[Data supplied]:
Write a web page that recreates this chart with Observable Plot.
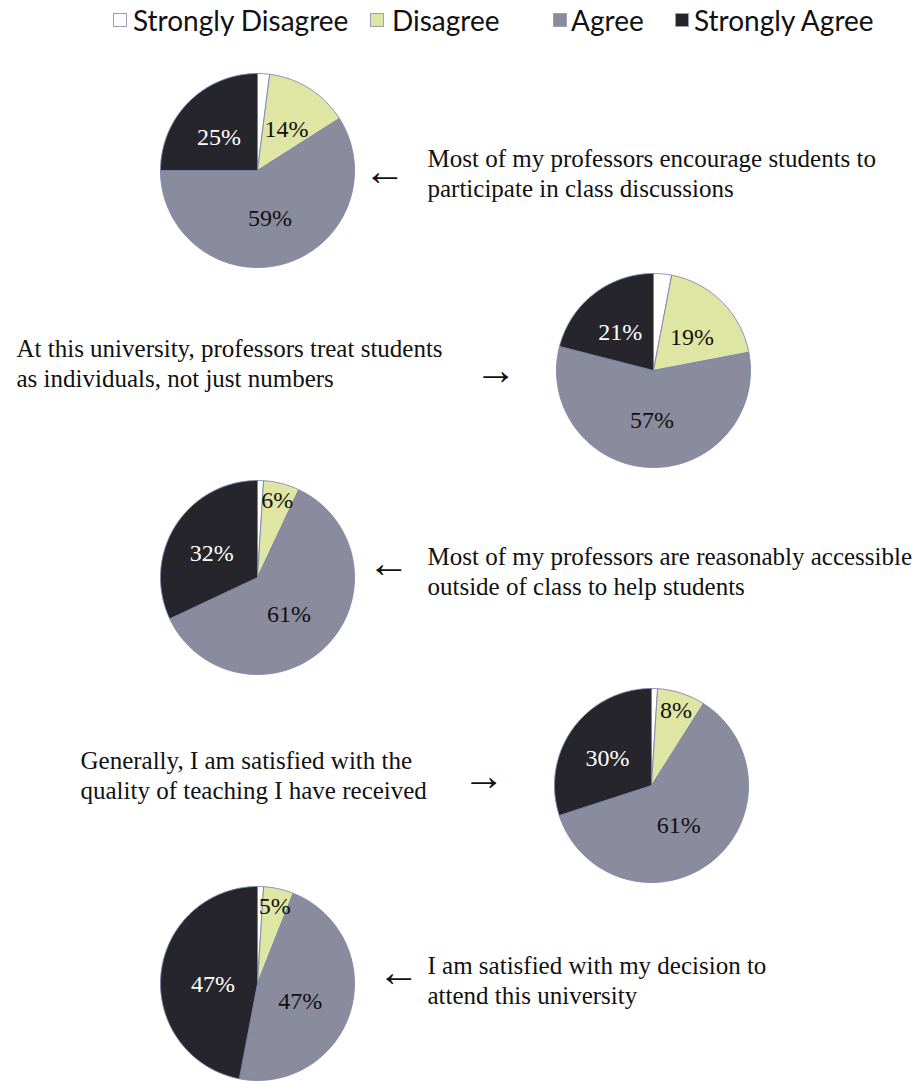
<!DOCTYPE html>
<html>
<head>
<meta charset="utf-8">
<script src="https://cdn.jsdelivr.net/npm/d3@7"></script>
<script src="https://cdn.jsdelivr.net/npm/@observablehq/plot@0.6"></script>
<style>
  html, body { margin: 0; padding: 0; background: #fff; }
  #legend { position: relative; width: 914px; height: 42px; font-family: Lato, "Open Sans", sans-serif; font-size: 28px; color: #111; }
  #legend .sw { position: absolute; top: 13px; width: 14px; height: 14px; box-sizing: border-box; border: 1px solid #9aa0b8; }
  #legend .lb { position: absolute; top: 3px; line-height: 34px; white-space: nowrap; }
  #chart svg { display: block; }
</style>
</head>
<body>
<div id="legend"></div>
<div id="chart"></div>
<script>
// ---- data ----
const categories = ["Strongly Disagree", "Disagree", "Agree", "Strongly Agree"];
const questions = [
  "Most of my professors encourage students to\nparticipate in class discussions",
  "At this university, professors treat students\nas individuals, not just numbers",
  "Most of my professors are reasonably accessible\noutside of class to help students",
  "Generally, I am satisfied with the\nquality of teaching I have received",
  "I am satisfied with my decision to\nattend this university"
];
const stronglyDisagree = [2, 3, 1, 1, 1];
const disagree = [14, 19, 6, 8, 5];
const agree = [59, 57, 61, 61, 47];
const stronglyAgree = [25, 21, 32, 30, 47];

// ---- styles / layout ----
const colors = ["#ffffff", "#dfe5a2", "#8a8b9d", "#25252b"];
const labelColors = ["#000", "#111", "#111", "#fff"];
const pieX = [257, 653, 257, 651, 257];
const pieY = [170, 370, 577, 785, 983];
const R = 97;
const textX = [427, 16, 427, 80, 427];
const textY = [172, 362, 570, 774, 979];
const arrowX = [384, 495, 388, 483, 398];
const arrowY = [171, 370, 563, 776, 972];
const arrowChar = ["←", "→", "←", "→", "←"];
const legendSwatchX = [113, 370, 553, 675];
const legendTextX = [133, 392, 571, 694];

const W = 914, H = 1081, TOP = 42;
const SERIF = "'Liberation Serif', 'Times New Roman', serif";

// legend
const legend = document.getElementById("legend");
categories.forEach((c, i) => {
  const s = document.createElement("div");
  s.className = "sw"; s.style.left = legendSwatchX[i] + "px"; s.style.background = colors[i];
  legend.appendChild(s);
  const t = document.createElement("div");
  t.className = "lb"; t.style.left = legendTextX[i] + "px"; t.textContent = categories[i];
  legend.appendChild(t);
});

// build slices
const series = [stronglyDisagree, disagree, agree, stronglyAgree];
const slicePts = [];
const labels = [];
questions.forEach((q, qi) => {
  const vals = series.map(s => s[qi]);
  const total = d3.sum(vals);
  let acc = 0;
  vals.forEach((v, ci) => {
    const a0 = acc / total * 2 * Math.PI;
    acc += v;
    const a1 = acc / total * 2 * Math.PI;
    const id = qi + "-" + ci;
    const cx = pieX[qi], cy = pieY[qi];
    slicePts.push({id, cat: categories[ci], x: cx, y: cy});
    const n = Math.max(2, Math.ceil((a1 - a0) / (Math.PI / 180)));
    for (let k = 0; k <= n; k++) {
      const a = a0 + (a1 - a0) * k / n;
      slicePts.push({id, cat: categories[ci], x: cx + R * Math.sin(a), y: cy - R * Math.cos(a)});
    }
    slicePts.push({id, cat: categories[ci], x: cx, y: cy});
    if (ci > 0) {
      const frac = v / total;
      const small = frac < 0.1;
      const rr = small ? 0.82 : frac > 0.4 ? 0.46 : 0.56;
      const am = (a0 + a1) / 2;
      labels.push({x: cx + rr * R * Math.sin(am), y: cy - rr * R * Math.cos(am) + (small ? 0 : 5), text: v + "%", color: labelColors[ci]});
    }
  });
});

const qText = questions.map((q, i) => ({x: textX[i], y: textY[i], text: q}));
const arrows = arrowChar.map((a, i) => ({x: arrowX[i], y: arrowY[i], text: a}));

const chart = Plot.plot({
  width: W,
  height: H - TOP,
  margin: 0,
  x: {domain: [0, W], range: [0, W], axis: null},
  y: {domain: [TOP, H], range: [0, H - TOP], axis: null},
  color: {domain: categories, range: colors},
  style: {background: "#fff"},
  marks: [
    Plot.line(slicePts, {x: "x", y: "y", z: "id", fill: "cat", stroke: "#7b86b0", strokeWidth: 0.9, curve: "linear"}),
    Plot.text(labels, {x: "x", y: "y", text: "text", fill: d => d.color, fontSize: 24, fontFamily: SERIF}),
    Plot.text(qText, {x: "x", y: "y", text: "text", textAnchor: "start", lineAnchor: "middle", lineHeight: 1.18, fontSize: 25, fill: "#111", fontFamily: SERIF}),
    Plot.text(arrows, {x: "x", y: "y", text: "text", fontSize: 42, fill: "#111", fontFamily: SERIF})
  ]
});
document.getElementById("chart").appendChild(chart);
</script>
</body>
</html>
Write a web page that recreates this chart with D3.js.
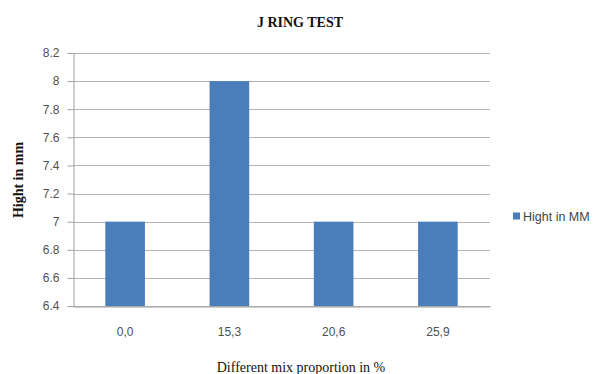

[Task details]:
Give back every line exactly as it stands, pictures excluded.

[Full output]:
Write a web page that recreates this chart with Observable Plot.
<!DOCTYPE html>
<html>
<head>
<meta charset="utf-8">
<script src="https://cdn.jsdelivr.net/npm/d3@7"></script>
<script src="https://cdn.jsdelivr.net/npm/@observablehq/plot@0.6"></script>
<style>
  html, body { margin: 0; padding: 0; background: #fff; }
  #legend { position: relative; width: 914px; height: 42px; font-family: Lato, "Open Sans", sans-serif; font-size: 28px; color: #111; }
  #legend .sw { position: absolute; top: 13px; width: 14px; height: 14px; box-sizing: border-box; border: 1px solid #9aa0b8; }
  #legend .lb { position: absolute; top: 3px; line-height: 34px; white-space: nowrap; }
  #chart svg { display: block; }
</style>
</head>
<body>
<div id="legend"></div>
<div id="chart"></div>
<script>
// ---- data ----
const categories = ["Strongly Disagree", "Disagree", "Agree", "Strongly Agree"];
const questions = [
  "Most of my professors encourage students to\nparticipate in class discussions",
  "At this university, professors treat students\nas individuals, not just numbers",
  "Most of my professors are reasonably accessible\noutside of class to help students",
  "Generally, I am satisfied with the\nquality of teaching I have received",
  "I am satisfied with my decision to\nattend this university"
];
const stronglyDisagree = [2, 3, 1, 1, 1];
const disagree = [14, 19, 6, 8, 5];
const agree = [59, 57, 61, 61, 47];
const stronglyAgree = [25, 21, 32, 30, 47];

// ---- styles / layout ----
const colors = ["#ffffff", "#dfe5a2", "#8a8b9d", "#25252b"];
const labelColors = ["#000", "#111", "#111", "#fff"];
const pieX = [257, 653, 257, 651, 257];
const pieY = [170, 370, 577, 785, 983];
const R = 97;
const textX = [427, 16, 427, 80, 427];
const textY = [172, 362, 570, 774, 979];
const arrowX = [384, 495, 388, 483, 398];
const arrowY = [171, 370, 563, 776, 972];
const arrowChar = ["←", "→", "←", "→", "←"];
const legendSwatchX = [113, 370, 553, 675];
const legendTextX = [133, 392, 571, 694];

const W = 914, H = 1081, TOP = 42;
const SERIF = "'Liberation Serif', 'Times New Roman', serif";

// legend
const legend = document.getElementById("legend");
categories.forEach((c, i) => {
  const s = document.createElement("div");
  s.className = "sw"; s.style.left = legendSwatchX[i] + "px"; s.style.background = colors[i];
  legend.appendChild(s);
  const t = document.createElement("div");
  t.className = "lb"; t.style.left = legendTextX[i] + "px"; t.textContent = categories[i];
  legend.appendChild(t);
});

// build slices
const series = [stronglyDisagree, disagree, agree, stronglyAgree];
const slicePts = [];
const labels = [];
questions.forEach((q, qi) => {
  const vals = series.map(s => s[qi]);
  const total = d3.sum(vals);
  let acc = 0;
  vals.forEach((v, ci) => {
    const a0 = acc / total * 2 * Math.PI;
    acc += v;
    const a1 = acc / total * 2 * Math.PI;
    const id = qi + "-" + ci;
    const cx = pieX[qi], cy = pieY[qi];
    slicePts.push({id, cat: categories[ci], x: cx, y: cy});
    const n = Math.max(2, Math.ceil((a1 - a0) / (Math.PI / 180)));
    for (let k = 0; k <= n; k++) {
      const a = a0 + (a1 - a0) * k / n;
      slicePts.push({id, cat: categories[ci], x: cx + R * Math.sin(a), y: cy - R * Math.cos(a)});
    }
    slicePts.push({id, cat: categories[ci], x: cx, y: cy});
    if (ci > 0) {
      const frac = v / total;
      const small = frac < 0.1;
      const rr = small ? 0.82 : frac > 0.4 ? 0.46 : 0.56;
      const am = (a0 + a1) / 2;
      labels.push({x: cx + rr * R * Math.sin(am), y: cy - rr * R * Math.cos(am) + (small ? 0 : 5), text: v + "%", color: labelColors[ci]});
    }
  });
});

const qText = questions.map((q, i) => ({x: textX[i], y: textY[i], text: q}));
const arrows = arrowChar.map((a, i) => ({x: arrowX[i], y: arrowY[i], text: a}));

const chart = Plot.plot({
  width: W,
  height: H - TOP,
  margin: 0,
  x: {domain: [0, W], range: [0, W], axis: null},
  y: {domain: [TOP, H], range: [0, H - TOP], axis: null},
  color: {domain: categories, range: colors},
  style: {background: "#fff"},
  marks: [
    Plot.line(slicePts, {x: "x", y: "y", z: "id", fill: "cat", stroke: "#7b86b0", strokeWidth: 0.9, curve: "linear"}),
    Plot.text(labels, {x: "x", y: "y", text: "text", fill: d => d.color, fontSize: 24, fontFamily: SERIF}),
    Plot.text(qText, {x: "x", y: "y", text: "text", textAnchor: "start", lineAnchor: "middle", lineHeight: 1.18, fontSize: 25, fill: "#111", fontFamily: SERIF}),
    Plot.text(arrows, {x: "x", y: "y", text: "text", fontSize: 42, fill: "#111", fontFamily: SERIF})
  ]
});
document.getElementById("chart").appendChild(chart);
</script>
</body>
</html>
Write a web page that recreates this chart with D3.js.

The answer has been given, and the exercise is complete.